Freedom Fuel’s public posture adds another layer: it has been promoted through channels associated with Trump’s orbit, yet it is not a government program. Filings reportedly provide limited disclosure about financial backers or subsidy mechanisms. That opacity may be commercially survivable in many consumer categories; in fuel—where pricing is transparent, costs are benchmarked, and competitors can quickly infer economics—it invites scrutiny.

Local price wars, elastic demand, and the convenience-store battlefield

The immediate competitive response—such as warehouse clubs and other nearby retailers adjusting prices—highlights a key reality: gasoline demand is highly price elastic at the margin. Drivers will reroute for savings that can be as small as a few cents per gallon, particularly when the price differential is visible and the purchase is frequent.

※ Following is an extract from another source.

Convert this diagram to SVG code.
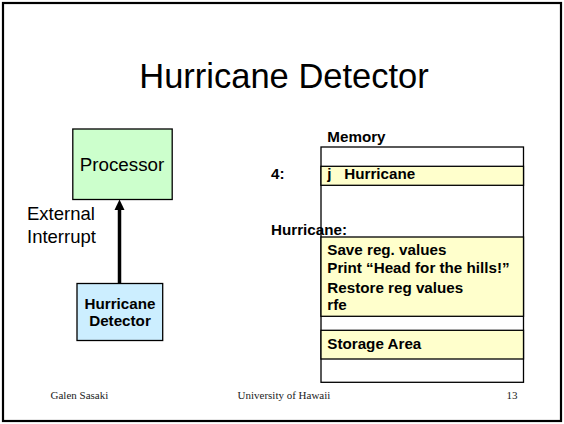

If Freedom Fuel sustains undercutting, the likely near-term effects are localized but meaningful:

  • Micro-regional price wars that compress margins for incumbents
  • Greater reliance on non-fuel profit pools (foodservice, car wash, tobacco, beverages, parcel lockers)
  • Increased emphasis on loyalty ecosystems that bundle discounts with in-store spend
  • Potential re-acceleration of investments in EV charging and forecourt modernization as retailers diversify revenue

For established chains, the strategic question is whether this is a temporary promotional flare or the beginning of a subsidized, brand-driven network expansion. The answer changes the rational response. Matching a below-cost price for too long can damage earnings; refusing to match can concede traffic and ancillary sales.

This is also where the venture’s patriotic branding and political pedigree matter operationally. In a commodity market, differentiation is hard. A politically resonant identity can function as a loyalty program without an app—at least for a segment of consumers. That dynamic, if replicated, could encourage other high-profile figures to experiment with politically branded commodities and services, shifting competitive pressure from pure price competition toward identity-based purchasing.

Transparency, regulatory exposure, and the emerging playbook of “political commerce”

Freedom Fuel’s arrival also spotlights a broader governance issue: the blurring of public-private perception. Even if the enterprise is legally private, the association with a former president and the use of political-era channels can create expectations—among supporters and critics alike—about accountability, disclosure, and intent.

If questions intensify about whether losses are being financed through donor-linked capital, campaign-adjacent ecosystems, or undisclosed third-party support, the venture could attract attention from entities such as:

  • State attorneys general (consumer protection and business practices)
  • The Federal Election Commission (if allegations arise about political finance entanglement)
  • The IRS (if nonprofit or pass-through structures are alleged to be involved)

For executives watching from the sidelines, the episode is less about one price sign in two states and more about a new competitive archetype: a brand-first entrant using attention economics to disrupt a commodity market. Defending against that kind of disruption increasingly requires capabilities that look more like tech than traditional fuel retail—real-time pricing engines, demand forecasting, inventory optimization, mobile payments, and targeted promotions—because the battlefield is as much data-driven as it is physical.

Whether Freedom Fuel becomes a durable network or a short-lived spectacle will hinge on a single determinant: can it reconcile its headline price with the realities of wholesale cost curves without relying on indefinite external support? Until that mechanism is clearer, the venture will remain a compelling case study in how politics, pricing, and platform-style branding can collide at America’s most visible point of sale.